While governments play a significant role in mangrove conservation, it is worth noting that local community involvement in mangrove ecosystem management can also be critical. Community-level participation has been a key factor in the conservation of mangroves in Indonesia, for example. Through signing conservation agreements and working contracts with community groups, YAGASU, an Indonesian charity, has successfully generated an integrative community-based mechanism of mangrove conservation and socio-economic development. Local people have benefited directly from mangrove protection and restoration, such as seedling nursery and planting, eco-tourism, and even food production.

Sustainable economic development and well-being improvement have effectively suppressed illegal fishing and mangrove trimming and reduced the over-dependence on marine resources, a valuable reference for China to explore a compatible, sustainable method of community-based mangrove conservation and community development. As a Chinese organization working in ASEAN countries, the Global Environmental Institute has conducted several mangrove conservation pilot projects in Myanmar, Indonesia and Thailand, providing a referential experience for China's mangrove conservation. In these projects, GEI encourages local communities to participate in mangrove conservation while working with local and central governments to strengthen mangrove protection regulations and expand protected areas.

In China, diverse community and economic development models are essential to facilitate mangroves' effective management and protection. For example, eco-friendly pond aquaculture should be promoted through the market supply chain to increase fishers' incomes by optimizing the farming scale and increasing the output value.
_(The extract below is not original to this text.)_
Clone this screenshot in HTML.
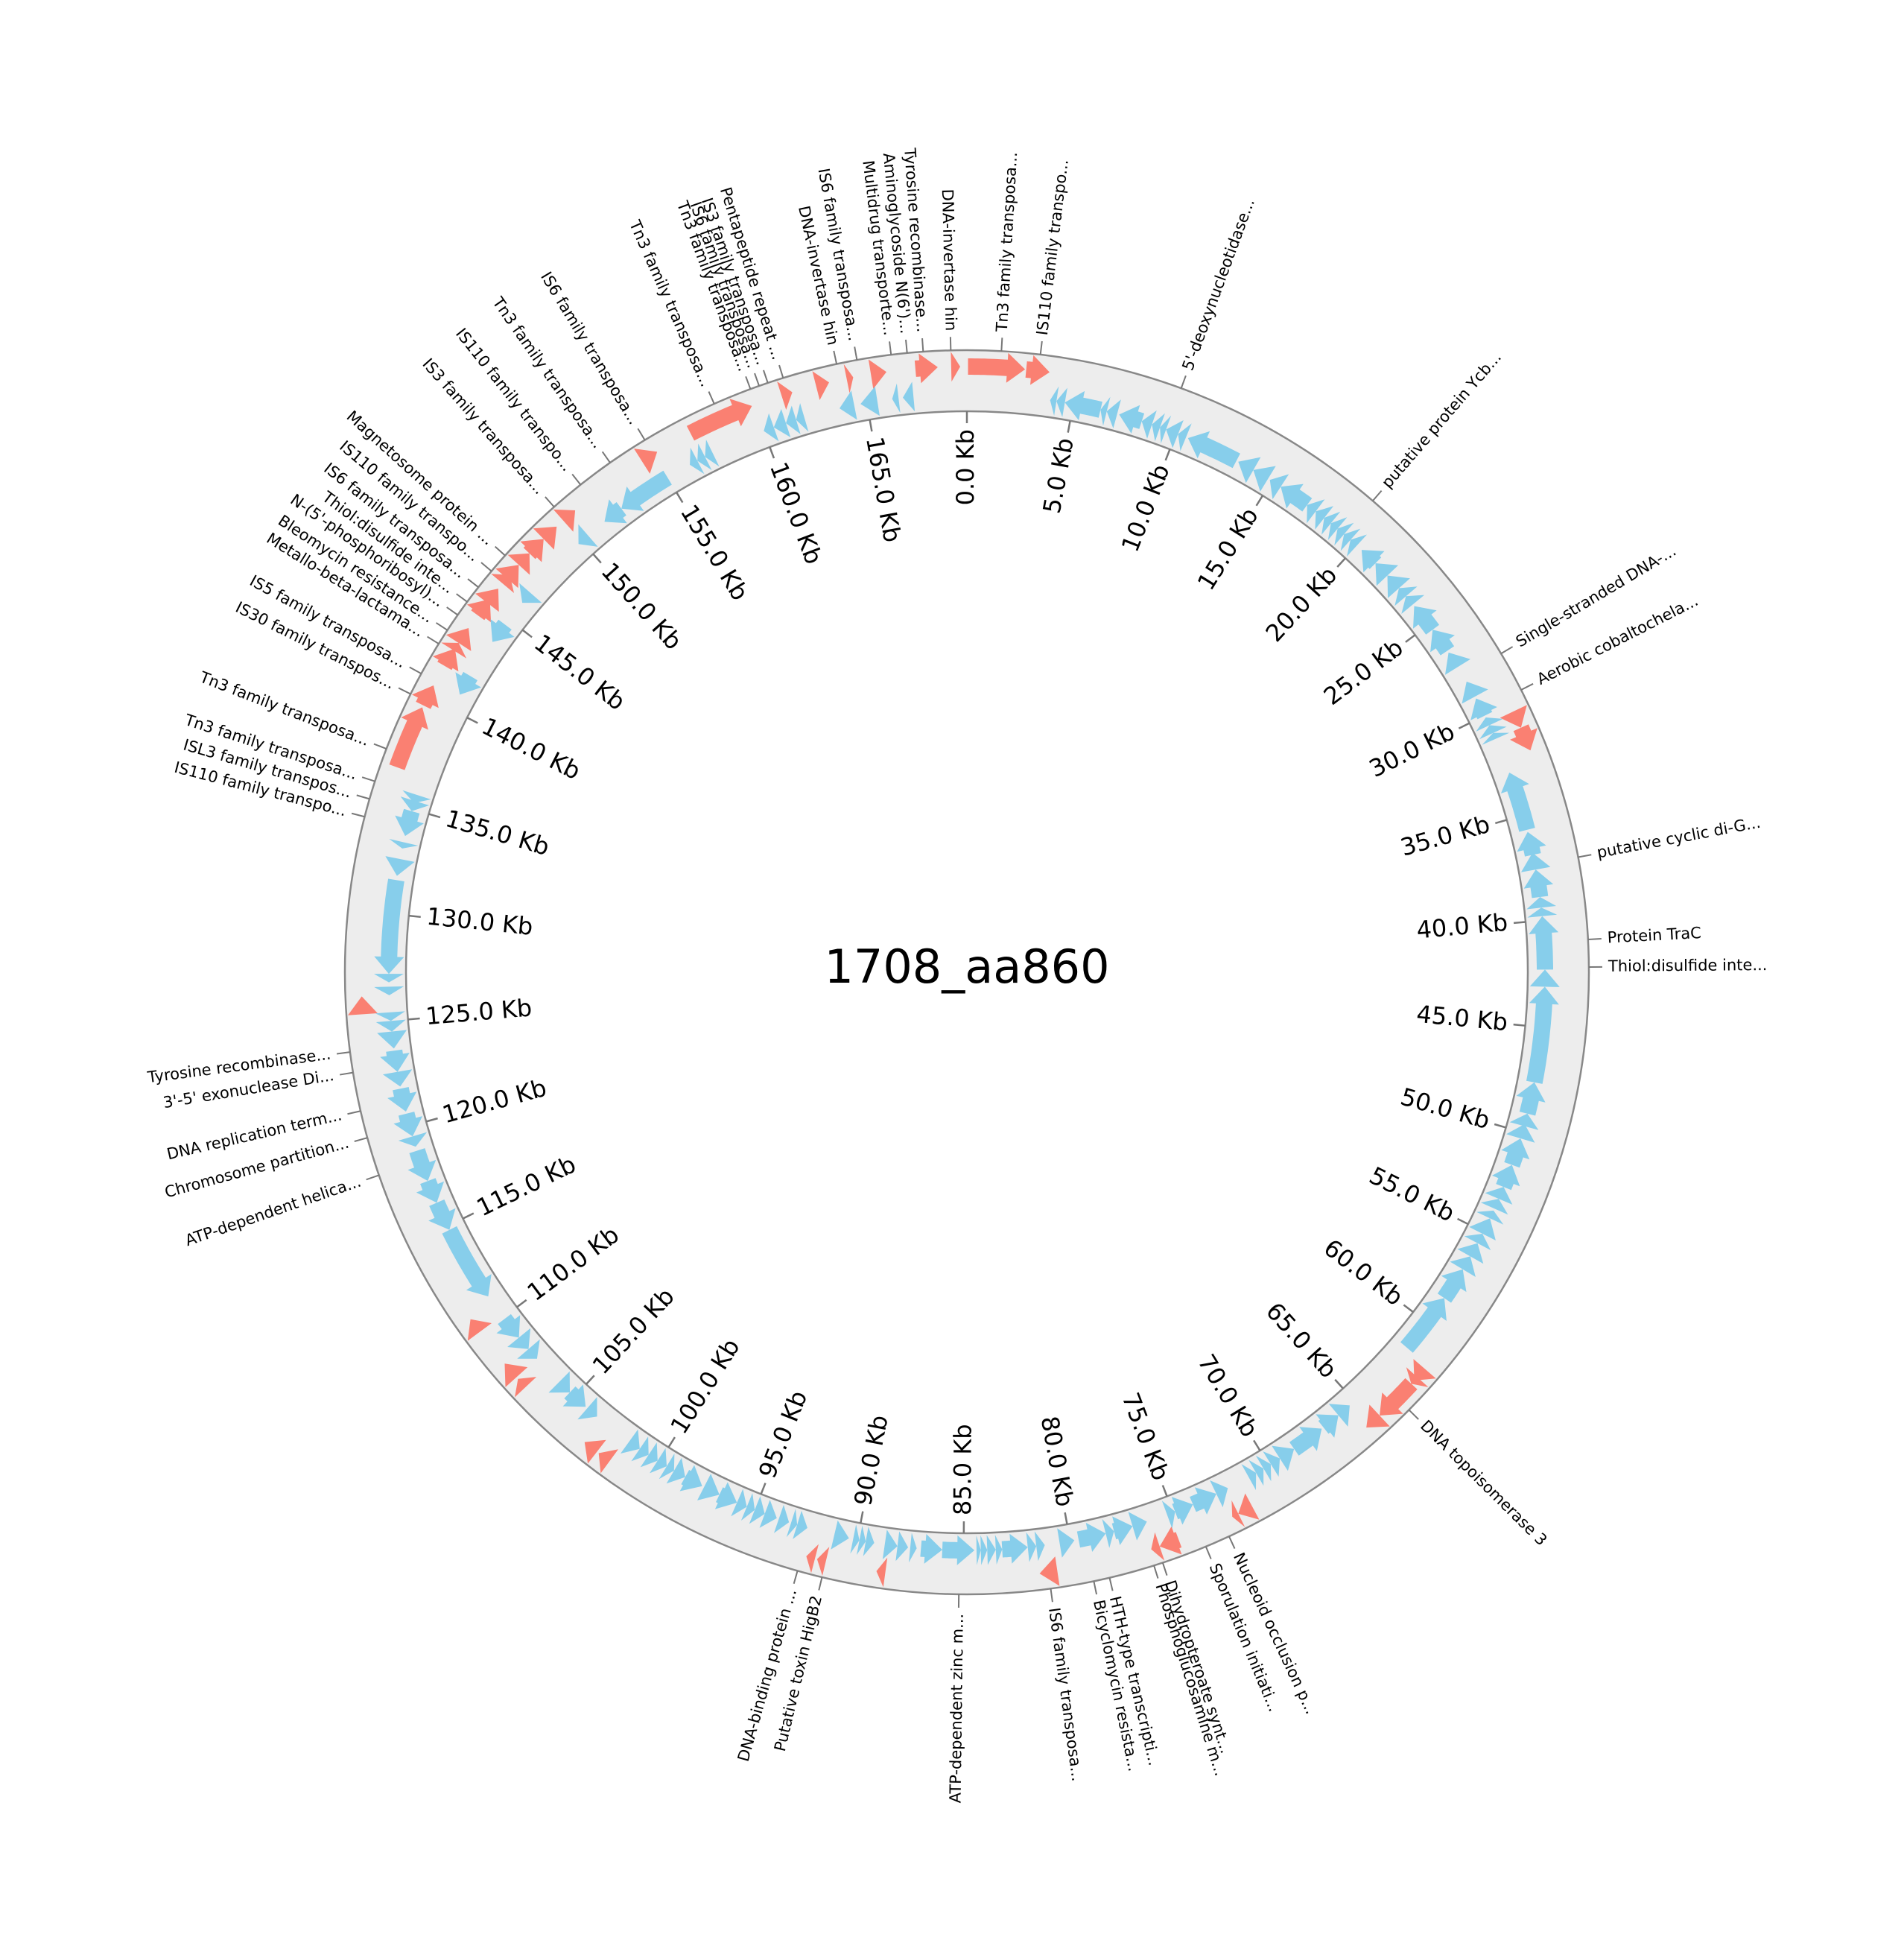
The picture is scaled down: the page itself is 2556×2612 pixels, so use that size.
<!DOCTYPE html>
<html>
<head>
<meta charset="utf-8">
<style>
  html, body { margin: 0; padding: 0; background: #ffffff; }
  svg { display: block; }
  text { font-family: "DejaVu Sans", "Liberation Sans", sans-serif; }
</style>
</head>
<body>
<svg id="plot" width="2556" height="2612" viewBox="0 0 2556 2612" xmlns="http://www.w3.org/2000/svg">
  <rect x="0" y="0" width="2556" height="2612" fill="#ffffff"/>
  <g id="ring"></g>
  <g id="genes"></g>
  <g id="axis"></g>
  <g id="labels"></g>
  <text x="1298" y="1302" font-size="62" text-anchor="middle" dominant-baseline="middle" fill="#000">1708_aa860</text>
</svg>
<script>
// ---- data ----
const genomeLength = 169.7; // Kb
const tickValues = [0,5,10,15,20,25,30,35,40,45,50,55,60,65,70,75,80,85,90,95,100,105,110,115,120,125,130,135,140,145,150,155,160,165];
const tickLabels = tickValues.map(v => v.toFixed(1) + " Kb");

// forward-strand features (salmon), [start, end] in Kb
const fwdStarts = [0.05,2.65,30.4,31.2,61.7,62.2,62.6,64.6,71.6,72.3,75.2,76.1,80.8,88.5,91.2,91.7,101.9,102.6,106.9,107.5,110.1,125.4,136.6,139.6,141.6,142.4,142.8,144.3,145.0,146.1,146.4,147.2,147.9,148.8,150.0,154.4,156.9,161.3,162.9,164.3,165.4,167.4,169.0];
const fwdEnds   = [2.6,3.7,31.2,32.3,62.4,62.6,64.6,65.4,72.3,72.6,76.1,76.5,81.6,88.9,91.6,92.1,102.5,103.3,107.4,108.3,110.8,126.2,139.5,140.6,142.5,142.8,143.6,145.2,145.8,146.6,147.2,147.9,148.8,149.6,150.7,155.2,159.9,161.8,163.5,164.6,166.1,168.4,169.4];

// reverse-strand features (sky blue), [start, end] in Kb
const revStarts = [3.9,4.2,4.6,6.3,6.6,7.2,8.3,8.8,9.2,9.5,10.1,10.6,13.2,14.0,14.9,15.5,17.0,17.5,18.0,18.4,18.8,19.2,19.6,20.3,21.2,22.0,22.8,23.3,23.9,25.3,26.6,28.2,29.1,30.1,30.5,30.9,32.9,35.8,36.8,37.6,38.9,39.4,39.8,42.3,43.1,47.6,49.1,49.6,50.3,51.6,52.7,53.3,53.9,54.3,55.1,55.6,56.3,57.0,58.6,65.3,66.0,67.0,68.6,69.4,69.9,70.3,70.7,72.2,72.8,74.0,74.9,76.3,77.0,77.9,78.3,79.8,81.2,81.6,82.0,83.2,83.5,83.9,84.2,84.5,86.0,87.2,87.6,88.1,89.2,89.6,89.9,90.4,92.4,92.9,93.3,93.9,94.5,95.0,95.4,95.9,96.8,97.7,98.6,99.2,99.6,100.1,100.6,101.1,103.6,104.3,105.3,107.5,108.1,108.8,111.2,114.8,116.2,117.3,119.0,119.5,120.7,121.9,122.6,123.7,124.5,125.0,126.2,126.8,127.2,131.8,133.1,133.7,134.9,135.3,140.8,143.7,146.0,149.8,151.4,152.4,156.2,156.6,157.0,160.0,160.5,161.1,161.6,163.7,164.7,166.2,166.7];
const revEnds   = [4.2,4.6,6.3,6.6,7.1,8.3,8.8,9.2,9.5,10.1,10.5,13.1,14.0,14.8,15.5,17.0,17.5,18.0,18.4,18.8,19.2,19.6,20.0,21.2,22.0,22.8,23.3,23.8,25.3,26.5,27.4,29.0,30.0,30.5,30.9,31.2,35.7,36.9,37.6,38.9,39.4,39.8,42.3,43.1,47.6,49.1,49.7,50.3,51.6,52.7,53.3,53.8,54.3,55.1,55.6,56.3,57.0,58.6,61.5,66.0,66.9,68.6,69.4,69.9,70.3,70.7,71.1,72.8,74.0,74.9,75.3,77.0,77.9,78.3,79.6,80.5,81.6,82.0,83.2,83.5,83.9,84.2,84.4,86.0,87.0,87.5,88.1,88.7,89.6,89.9,90.2,91.1,92.9,93.2,93.8,94.5,95.0,95.4,95.9,96.8,97.6,98.6,99.2,99.6,100.1,100.6,101.1,101.7,104.2,105.3,106.0,108.1,108.8,109.9,114.8,116.2,117.3,118.8,119.5,120.6,121.8,122.6,123.6,124.5,125.0,125.4,126.6,127.2,131.6,132.6,133.4,134.9,135.4,135.7,141.8,144.7,146.6,150.4,152.4,155.0,156.6,157.0,157.4,160.5,161.1,161.6,162.0,164.4,165.5,166.5,167.2];

// annotation labels
const labelNames = ["IS110 family transpo...","Tn3 family transposa...","DNA-invertase hin","Tyrosine recombinase...","Aminoglycoside N(6')...","Multidrug transporte...","IS6 family transposa...","DNA-invertase hin","Pentapeptide repeat ...","IS3 family transposa...","IS6 family transposa...","Tn3 family transposa...","Tn3 family transposa...","IS6 family transposa...","Tn3 family transposa...","IS110 family transpo...","IS3 family transposa...","Magnetosome protein ...","IS110 family transpo...","IS6 family transposa...","Thiol:disulfide inte...","N-(5'-phosphoribosyl)...","Bleomycin resistance...","Metallo-beta-lactama...","IS5 family transposa...","IS30 family transpos...","Tn3 family transposa...","Tn3 family transposa...","ISL3 family transpos...","IS110 family transpo...","Tyrosine recombinase...","3'-5' exonuclease Di...","DNA replication term...","Chromosome partition...","ATP-dependent helica...","DNA-binding protein ...","Putative toxin HigB2","ATP-dependent zinc m...","IS6 family transposa...","Bicyclomycin resista...","HTH-type transcripti...","Phosphoglucosamine m...","Dihydropteroate synt...","Sporulation initiati...","Nucleoid occlusion p...","DNA topoisomerase 3","Thiol:disulfide inte...","Protein TraC","putative cyclic di-G...","Aerobic cobaltochela...","Single-stranded DNA-...","putative protein Ycb...","5'-deoxynucleotidase..."];
const labelPositions = [3.2,1.5,169.0,167.8,167.1,166.4,164.9,164.0,161.6,160.9,160.5,160.1,158.4,155.0,153.2,151.6,150.1,147.1,146.2,145.3,144.5,143.8,143.0,142.3,140.8,139.8,137.2,135.7,134.9,134.1,123.8,122.9,121.2,120.0,118.3,92.3,91.2,85.2,81.2,79.3,78.6,76.6,76.2,74.2,73.1,63.5,42.2,41.0,37.4,29.7,27.9,19.2,9.5];

// ---- geometry ----
const CX = 1298, CY = 1305;
const R_IN = 753, R_OUT = 835;
const NS = "http://www.w3.org/2000/svg";
function ang(kb) { return kb / genomeLength * 2 * Math.PI; }
function pt(kb, r) { const a = ang(kb); return [CX + r * Math.sin(a), CY - r * Math.cos(a)]; }
function mk(tag, attrs, parent) {
  const e = document.createElementNS(NS, tag);
  for (const k in attrs) e.setAttribute(k, attrs[k]);
  parent.appendChild(e);
  return e;
}

// ring (annulus built from semicircle arcs)
const ring = document.getElementById('ring');
const ringPath =
  `M ${CX} ${CY - R_OUT} A ${R_OUT} ${R_OUT} 0 0 1 ${CX} ${CY + R_OUT} A ${R_OUT} ${R_OUT} 0 0 1 ${CX} ${CY - R_OUT} Z ` +
  `M ${CX} ${CY - R_IN} A ${R_IN} ${R_IN} 0 0 0 ${CX} ${CY + R_IN} A ${R_IN} ${R_IN} 0 0 0 ${CX} ${CY - R_IN} Z`;
const ringFill = mk('path', {d: ringPath, fill: '#ededed', 'fill-rule': 'evenodd', stroke: 'none'}, ring);


const outerC = mk('circle', {cx: CX, cy: CY, r: R_OUT, fill: 'none', stroke: '#888', 'stroke-width': 2.5}, ring);


const innerC = mk('circle', {cx: CX, cy: CY, r: R_IN, fill: 'none', stroke: '#888', 'stroke-width': 2.5}, ring);



// gene arrows
const genesG = document.getElementById('genes');
const HEAD = 0.8; // Kb
function arrowPath(s, e, forward, rc, hwBody, hwHead) {
  const len = e - s;
  const h = Math.min(HEAD, len);
  const pts = [];
  const steps = 12;
  if (forward) {
    const bEnd = e - h;
    if (bEnd > s) {
      for (let i = 0; i <= steps; i++) pts.push(pt(s + (bEnd - s) * i / steps, rc + hwBody));
      pts.push(pt(bEnd, rc + hwHead));
      pts.push(pt(e, rc));
      pts.push(pt(bEnd, rc - hwHead));
      for (let i = steps; i >= 0; i--) pts.push(pt(s + (bEnd - s) * i / steps, rc - hwBody));
    } else {
      pts.push(pt(s, rc + hwHead)); pts.push(pt(e, rc)); pts.push(pt(s, rc - hwHead));
    }
  } else {
    const bStart = s + h;
    if (e > bStart) {
      for (let i = 0; i <= steps; i++) pts.push(pt(bStart + (e - bStart) * i / steps, rc + hwBody));
      for (let i = steps; i >= 0; i--) pts.push(pt(bStart + (e - bStart) * i / steps, rc - hwBody));
      pts.push(pt(bStart, rc - hwHead));
      pts.push(pt(s, rc));
      pts.push(pt(bStart, rc + hwHead));
    } else {
      pts.push(pt(e, rc + hwHead)); pts.push(pt(s, rc)); pts.push(pt(e, rc - hwHead));
    }
  }
  return 'M ' + pts.map(p => p[0].toFixed(1) + ' ' + p[1].toFixed(1)).join(' L ') + ' Z';
}
fwdStarts.forEach((s, i) => {
  const p = mk('path', {d: arrowPath(s, fwdEnds[i], true, 813, 11, 20), fill: '#FA8072'}, genesG);
  
  
});
revStarts.forEach((s, i) => {
  const p = mk('path', {d: arrowPath(s, revEnds[i], false, 776, 11, 20), fill: '#87CEEB'}, genesG);
  
  
});

// axis ticks
const axisG = document.getElementById('axis');
tickValues.forEach((v, i) => {
  const a = pt(v, R_IN), b = pt(v, R_IN - 16);
  const ln = mk('line', {x1: a[0], y1: a[1], x2: b[0], y2: b[1], stroke: '#777', 'stroke-width': 2.5}, axisG);
  
  
  const deg = v / genomeLength * 360;
  const p = pt(v, R_IN - 24);
  let rot, anchor;
  if (deg < 180) { rot = deg - 90; anchor = 'end'; } else { rot = deg + 90; anchor = 'start'; }
  const t = mk('text', {x: p[0], y: p[1], 'font-size': 32, 'text-anchor': anchor, 'dominant-baseline': 'middle', transform: `rotate(${rot.toFixed(2)} ${p[0].toFixed(1)} ${p[1].toFixed(1)})`, fill: '#000'}, axisG);
  t.textContent = tickLabels[i];
  
  
});

// outer labels
const labG = document.getElementById('labels');
labelNames.forEach((name, i) => {
  const v = labelPositions[i];
  const a = pt(v, R_OUT), b = pt(v, R_OUT + 18);
  const ln = mk('line', {x1: a[0], y1: a[1], x2: b[0], y2: b[1], stroke: '#777', 'stroke-width': 2}, labG);
  
  
  const deg = v / genomeLength * 360;
  const p = pt(v, R_OUT + 26);
  let rot, anchor;
  if (deg < 180) { rot = deg - 90; anchor = 'start'; } else { rot = deg + 90; anchor = 'end'; }
  const t = mk('text', {x: p[0], y: p[1], 'font-size': 21, 'text-anchor': anchor, 'dominant-baseline': 'middle', transform: `rotate(${rot.toFixed(2)} ${p[0].toFixed(1)} ${p[1].toFixed(1)})`, fill: '#000'}, labG);
  t.textContent = name;
  
  
});
</script>
</body>
</html>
If the surrounding fishery communities can benefit from mangrove protection, they will be more inclined to voluntarily protect the forests and simultaneously achieve long-term sustainable economic development and improved livelihood.

To promote a more diverse approach to regional environmental cooperation, provide an example for multi-stakeholder cooperation on nature-based solutions, and explore how we can better protect and maximize mangroves, a group of entrepreneurs, philanthropic foundations, research institutions, and civil society organizations from China, Vietnam, Myanmar, the Philippines, Thailand and Indonesia jointly planned to establish the ASEAN-China Mangrove Conservation Network and officially launched the ASEAN-China Mangrove Conservation Initiative at the 15th Meeting of the Conference of the Parties to the Convention on Biological Diversity in Kunming in 2021.

The initiative, initiated by the Global Environmental Institute, SEE Foundation and Mangrove Conservation Foundation, commits and calls on all sectors of society to actively participate in mangrove conservation actions, practice corporate social responsibilities, and aim to conduct international conservation actions and exchanges, especially the on-site pilot projects at the community level. The launch of the Initiative has turned a new page for the ASEAN-China mangrove conservation.

The ASEAN-China region is the main mangrove distribution area. Mangrove rehabilitation is conducive to biodiversity conservation and sustainable economic development of coastal communities. China's mangrove conservation strategies, shifting from tree planting to ecosystem restoration and protection, and mangrove policies specifically tailored to local conditions, could be referential to ASEAN countries; meanwhile, the systematic, comprehensive community-involved mangrove conservation mechanism well-demonstrated by ASEAN NGOs is also worthy of our reference. Successful mangrove conservation in the region is a long-term process with support and participation from all stakeholders.

Chen Yunzhu is a senior program officer in the Ecosystem Conservation and Community Development program at the Global Environmental Institute. Long Dongquan is an external relations officer at the Global Environmental Institute. The authors contributed this article to China Watch, a think tank powered by China Daily.